The London-headquartered secondaries firm sent letters to limited partners in Avista’s 2007, 2008 and 2012-vintage buyout funds in mid-June, offering to buy their stakes, according to two sources familiar with the deal.
It is understood that UBS has been engaged by Avista to advise on the transaction.
The funds are the $2 billion Avista Capital Partners I, the $1.8 billion Avista Capital Partners II and the $1.4 billion Avista Capital Partners II, according to PEI data. Funds II and III both closed below their $2 billion targets.
It is understood that the stapled deal will help Avista to speed up fundraising for its fourth flagship fund, Avista Capital Partners IV. Fund IV launched in January 2016 and has raised around $250 million so far, with an second interim close expected in the coming weeks, according to a source familiar with the fundraise.
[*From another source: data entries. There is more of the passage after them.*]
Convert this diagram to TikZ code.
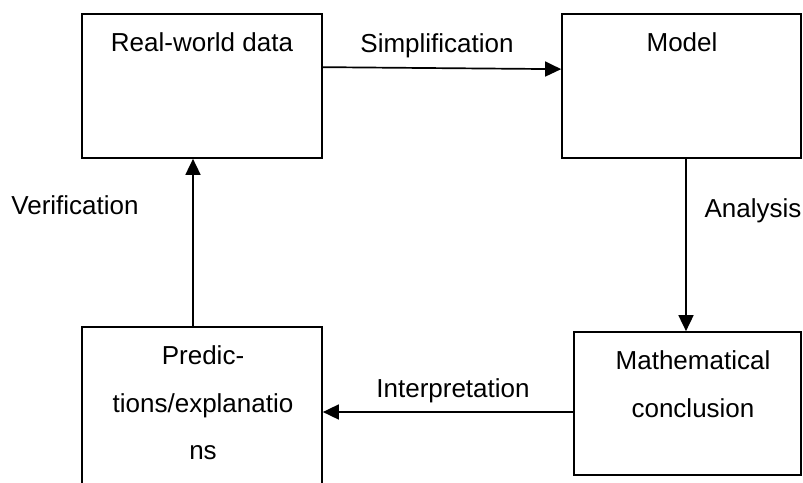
\documentclass[tikz,border=0pt]{standalone}
\usepackage{fontspec}
\setmainfont{Liberation Sans}
\usetikzlibrary{arrows.meta}
\begin{document}
\begin{tikzpicture}[x=1pt,y=-1pt,
  box/.style={draw,line width=1.7pt,rectangle,inner sep=0pt},
  lbl/.style={anchor=base,inner sep=0pt,font=\fontsize{26}{30}\selectfont},
  flow/.style={line width=1.7pt,-{Triangle[length=16pt,width=15pt]}}]
\useasboundingbox (0,0) rectangle (803,482);
\begin{scope}
\clip (0,0) rectangle (803,482);
% boxes
\node[box,minimum width=240pt,minimum height=144pt] (rw) at (202,86) {};
\node[box,minimum width=239pt,minimum height=144pt] (model) at (681.5,86) {};
\node[box,minimum width=227pt,minimum height=143pt] (mc) at (687.5,403.5) {};
\node[box,minimum width=240pt,minimum height=180pt] (pred) at (202,417) {};
\end{scope}
% box texts
\node[lbl] (trw) at (202,51) {Real-world data};
\node[lbl] (tmodel) at (682,51) {Model};
\node[lbl] (tmc1) at (693,369) {Mathematical};
\node[lbl] (tmc2) at (693,417) {conclusion};
\node[lbl] (tp1) at (203,364) {Predic-};
\node[lbl] (tp2) at (203,412) {tions/explanatio};
\node[lbl] (tp3) at (203,459) {ns};
% connectors
\draw[flow] ([yshift=-54pt]rw.north east) -- ([yshift=-56pt]model.north west);
\coordinate (an) at ([xshift=4.5pt]model.south);
\draw[flow] (an) -- (an |- mc.north);
\coordinate (ip) at ([yshift=-8.5pt]mc.west);
\draw[flow] (ip) -- (ip -| pred.east);
\coordinate (vf) at ([xshift=-9pt]pred.north);
\draw[flow] (vf) -- (vf |- rw.south);
% connector labels
\node[lbl] (lsimp) at (437,52) {Simplification};
\node[lbl] (lana) at (753,217) {Analysis};
\node[lbl] (lint) at (453,397) {Interpretation};
\node[lbl] (lver) at (75,214) {Verification};
\end{tikzpicture}
\end{document}
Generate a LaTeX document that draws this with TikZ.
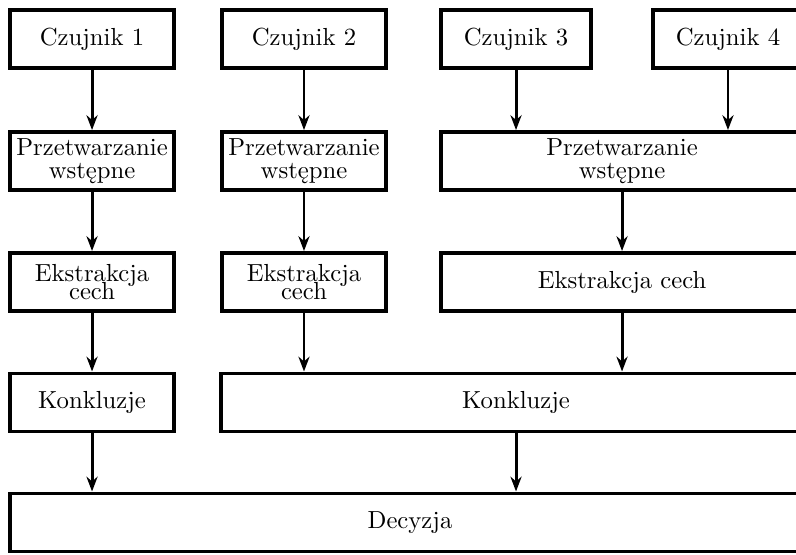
\documentclass[tikz,border=0pt]{standalone}
\usepackage{fontspec}
\usepackage{tikz}
\usetikzlibrary{arrows.meta}

\begin{document}
\begin{tikzpicture}[
    block/.style={draw,ultra thick,rectangle,align=center,minimum height=0.826cm,inner sep=1pt},
    flow/.style={-{Stealth[length=6pt,width=4.5pt]},very thick}]
    \useasboundingbox (0,0) rectangle (11.33,-7.886);

    % Sensors
    \node[block,minimum width=2.334cm] (c1) at (1.310,-0.555) {Czujnik 1};
    \node[block,minimum width=2.334cm] (c2) at (4.327,-0.555) {Czujnik 2};
    \node[block,minimum width=2.135cm] (c3) at (7.345,-0.555) {Czujnik 3};
    \node[block,minimum width=2.135cm] (c4) at (10.362,-0.555) {Czujnik 4};

    % Preprocessing
    \node[block,minimum width=2.334cm] (p1) at (1.310,-2.292) {Przetwarzanie\\[-2.7pt]wstępne};
    \node[block,minimum width=2.334cm] (p2) at (4.327,-2.292) {Przetwarzanie\\[-2.7pt]wstępne};
    \node[block,minimum width=5.153cm] (p34) at (8.854,-2.292) {Przetwarzanie\\[-2.7pt]wstępne};

    % Feature extraction
    \node[block,minimum width=2.334cm] (e1) at (1.310,-4.014) {Ekstrakcja\\[-4.7pt]cech};
    \node[block,minimum width=2.334cm] (e2) at (4.327,-4.014) {Ekstrakcja\\[-4.7pt]cech};
    \node[block,minimum width=5.153cm] (e34) at (8.854,-4.014) {Ekstrakcja cech};

    % Conclusions
    \node[block,minimum width=2.334cm] (k1) at (1.310,-5.729) {Konkluzje};
    \node[block,minimum width=8.398cm] (k234) at (7.345,-5.729) {Konkluzje};

    % Decision
    \node[block,minimum width=11.387cm] (d) at (5.836,-7.437) {Decyzja};

    % Arrows
    \draw[flow] (c1) -- (p1);
    \draw[flow] (c2) -- (p2);
    \draw[flow] (c3.south) -- (c3.south |- p34.north);
    \draw[flow] (c4.south) -- (c4.south |- p34.north);
    \draw[flow] (p1) -- (e1);
    \draw[flow] (p2) -- (e2);
    \draw[flow] (p34) -- (e34);
    \draw[flow] (e1) -- (k1);
    \draw[flow] (e2.south) -- (e2.south |- k234.north);
    \draw[flow] (e34.south) -- (e34.south |- k234.north);
    \draw[flow] (k1.south) -- (k1.south |- d.north);
    \draw[flow] (k234.south) -- (k234.south |- d.north);
\end{tikzpicture}
\end{document}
The vehicle has a $500 million target and a $1 billion hard-cap, the source said.
Funds I, II and III together hold around $3 billion in net asset value, and the deal is expected to close within the next two months, one of the sources said.
Fund IV had attracted 33 investors as of January 2017, with UBS acting as placement agent on the fund, according to a filing with the US Securities and Exchange Commission from January.
It is understood that Fund IV will only invest in the healthcare sector and that it has already invested in two deals: drug contract research organisation MPI Research and pain management practice operator National Spine & Pain Centers.
New York-headquartered Avista was formed in 2005 in a spin-out from Credit Suisse’s DLJ Merchant Banking Partners unit. The firm, which has around $6 billion in assets under management, makes control or influential minority investments of between $50 million to $300 million in mid-market companies, according to its website.
Stapled deals that closed last year had an average ratio of around 4:1 secondaries to primary capital, according to Campbell Lutyens’ 2017 Secondary Market Overview Report, which surveyed more than 55 of the world’s largest and most active secondaries funds.
Coller, Avista and UBS declined to comment.